You may wonder, “Why are you discussing such things now? Are you one of those ‘cage-staged Calvinists?’” Uhm…no, I’m not.
What I find is that non-Calvinists are often highly offended of what Reformed theology holds to be true, as a result from studying/exegeting Scripture. In fact, if you were to look in to the history of the T.U.L.I.P. for which Calvinism is most popularly identified with, you will find that we did not pick the fight; rather, the Remonstrant’s did. The followers of Jacob Arminius picked the fight and lost at the Synod of Dort. The fight continues to this day because Arminian’s of all stripes (including Traditionalists, though they deny that affiliation) are so irritated by Reformed soteriology.
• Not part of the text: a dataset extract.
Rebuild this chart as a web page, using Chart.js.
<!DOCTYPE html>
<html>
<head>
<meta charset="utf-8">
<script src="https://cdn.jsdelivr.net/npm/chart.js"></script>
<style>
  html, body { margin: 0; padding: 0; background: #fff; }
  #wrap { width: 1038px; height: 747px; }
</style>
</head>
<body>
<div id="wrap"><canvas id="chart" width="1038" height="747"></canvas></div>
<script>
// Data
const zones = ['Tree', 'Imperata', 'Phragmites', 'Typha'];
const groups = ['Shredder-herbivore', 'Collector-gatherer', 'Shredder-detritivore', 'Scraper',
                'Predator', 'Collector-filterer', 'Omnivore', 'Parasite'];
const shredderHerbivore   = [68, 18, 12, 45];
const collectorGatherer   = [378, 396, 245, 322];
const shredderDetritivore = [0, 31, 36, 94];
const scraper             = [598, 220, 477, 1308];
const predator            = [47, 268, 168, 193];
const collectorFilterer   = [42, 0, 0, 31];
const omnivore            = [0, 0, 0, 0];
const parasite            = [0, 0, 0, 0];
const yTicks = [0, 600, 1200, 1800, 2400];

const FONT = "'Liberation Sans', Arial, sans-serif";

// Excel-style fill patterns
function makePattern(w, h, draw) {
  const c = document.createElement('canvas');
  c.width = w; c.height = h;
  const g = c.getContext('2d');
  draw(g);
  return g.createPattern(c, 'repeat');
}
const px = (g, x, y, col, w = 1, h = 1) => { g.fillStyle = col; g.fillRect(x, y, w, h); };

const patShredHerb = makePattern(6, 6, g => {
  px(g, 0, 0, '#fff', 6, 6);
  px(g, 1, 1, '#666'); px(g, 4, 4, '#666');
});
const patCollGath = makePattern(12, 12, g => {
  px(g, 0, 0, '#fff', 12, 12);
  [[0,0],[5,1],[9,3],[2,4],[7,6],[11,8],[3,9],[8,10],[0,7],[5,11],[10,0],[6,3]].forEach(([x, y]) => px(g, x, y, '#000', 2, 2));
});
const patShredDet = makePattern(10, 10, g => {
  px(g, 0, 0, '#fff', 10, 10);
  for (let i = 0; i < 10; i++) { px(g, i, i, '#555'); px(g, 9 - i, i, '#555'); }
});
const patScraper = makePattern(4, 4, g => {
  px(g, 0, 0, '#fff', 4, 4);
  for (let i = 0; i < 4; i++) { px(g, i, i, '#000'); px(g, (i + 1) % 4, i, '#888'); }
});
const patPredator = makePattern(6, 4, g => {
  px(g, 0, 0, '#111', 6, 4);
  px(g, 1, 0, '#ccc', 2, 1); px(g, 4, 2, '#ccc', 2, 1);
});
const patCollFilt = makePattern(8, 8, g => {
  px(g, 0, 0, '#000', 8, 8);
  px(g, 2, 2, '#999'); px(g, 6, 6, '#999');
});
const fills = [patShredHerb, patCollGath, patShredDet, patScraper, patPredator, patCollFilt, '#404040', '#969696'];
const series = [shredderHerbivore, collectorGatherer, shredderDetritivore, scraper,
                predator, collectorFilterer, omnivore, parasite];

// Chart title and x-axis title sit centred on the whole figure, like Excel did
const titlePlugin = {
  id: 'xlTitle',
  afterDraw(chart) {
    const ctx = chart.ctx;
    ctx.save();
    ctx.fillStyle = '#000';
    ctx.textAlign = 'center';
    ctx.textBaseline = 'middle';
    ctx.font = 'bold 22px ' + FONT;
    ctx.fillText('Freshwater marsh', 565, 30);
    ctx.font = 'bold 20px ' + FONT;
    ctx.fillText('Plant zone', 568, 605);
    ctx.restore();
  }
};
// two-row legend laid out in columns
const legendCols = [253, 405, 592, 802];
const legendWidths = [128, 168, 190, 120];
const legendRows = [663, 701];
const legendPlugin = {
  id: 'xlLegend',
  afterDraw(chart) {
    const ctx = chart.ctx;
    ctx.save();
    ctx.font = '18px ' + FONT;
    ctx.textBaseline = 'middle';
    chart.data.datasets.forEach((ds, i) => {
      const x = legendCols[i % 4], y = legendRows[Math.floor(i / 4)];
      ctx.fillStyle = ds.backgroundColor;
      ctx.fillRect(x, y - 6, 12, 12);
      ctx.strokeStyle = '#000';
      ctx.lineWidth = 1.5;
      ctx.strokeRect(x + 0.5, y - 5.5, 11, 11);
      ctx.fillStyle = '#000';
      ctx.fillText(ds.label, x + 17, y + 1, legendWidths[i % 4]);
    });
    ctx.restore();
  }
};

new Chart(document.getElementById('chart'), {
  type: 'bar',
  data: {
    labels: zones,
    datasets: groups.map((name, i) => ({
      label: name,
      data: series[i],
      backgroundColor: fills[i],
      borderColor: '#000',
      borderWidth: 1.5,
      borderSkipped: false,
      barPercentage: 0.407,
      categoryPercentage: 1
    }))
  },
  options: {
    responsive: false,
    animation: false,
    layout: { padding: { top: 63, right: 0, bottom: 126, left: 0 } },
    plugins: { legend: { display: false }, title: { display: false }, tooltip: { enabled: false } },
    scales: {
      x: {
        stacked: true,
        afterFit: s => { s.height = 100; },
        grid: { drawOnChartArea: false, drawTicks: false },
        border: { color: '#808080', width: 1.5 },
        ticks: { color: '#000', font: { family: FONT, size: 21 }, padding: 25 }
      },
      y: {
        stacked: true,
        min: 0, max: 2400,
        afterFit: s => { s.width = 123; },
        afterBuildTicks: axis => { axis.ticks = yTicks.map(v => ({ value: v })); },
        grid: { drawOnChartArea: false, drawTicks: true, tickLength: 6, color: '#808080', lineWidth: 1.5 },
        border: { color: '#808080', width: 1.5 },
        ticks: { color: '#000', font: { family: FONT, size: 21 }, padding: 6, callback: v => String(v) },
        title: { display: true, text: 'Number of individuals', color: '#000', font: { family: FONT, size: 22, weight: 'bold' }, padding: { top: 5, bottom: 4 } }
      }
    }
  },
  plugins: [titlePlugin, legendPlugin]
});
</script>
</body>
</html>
While, I believe my Arminian brothers are in fact brothers in the Lord[iii], I also have no problem answering their criticisms. One day those intermural debates will be unnecessary, but while we remain in the flesh wrestling with the biblical text and its meaning is of utmost importance to those in the faith. So, I think in the posts to come I will deal with some of the major points of contention as I understand them. Leaving open an opportunity for dialogue.
Next up: A Brief Discussion on what it means to “receive” something…?
[i] These three points are not meant to be exhaustive in describing the work of the Trinity on the subject of salvation. This is a rough overview, as was the brief definition of salvation. More could be added and has been added by those much wiser than myself.
[ii] All Scripture unless otherwise noted shall be of the English Standard Version (ESV).
[iii] Unfortunately, while I have maintained this position since moving into Reformed theology, there have been many that have ostracized me for my convictions. Rather than hearing an explanation, they prefer to accept various false characterizations and epithets that have been popularly proposed against Reformed thought.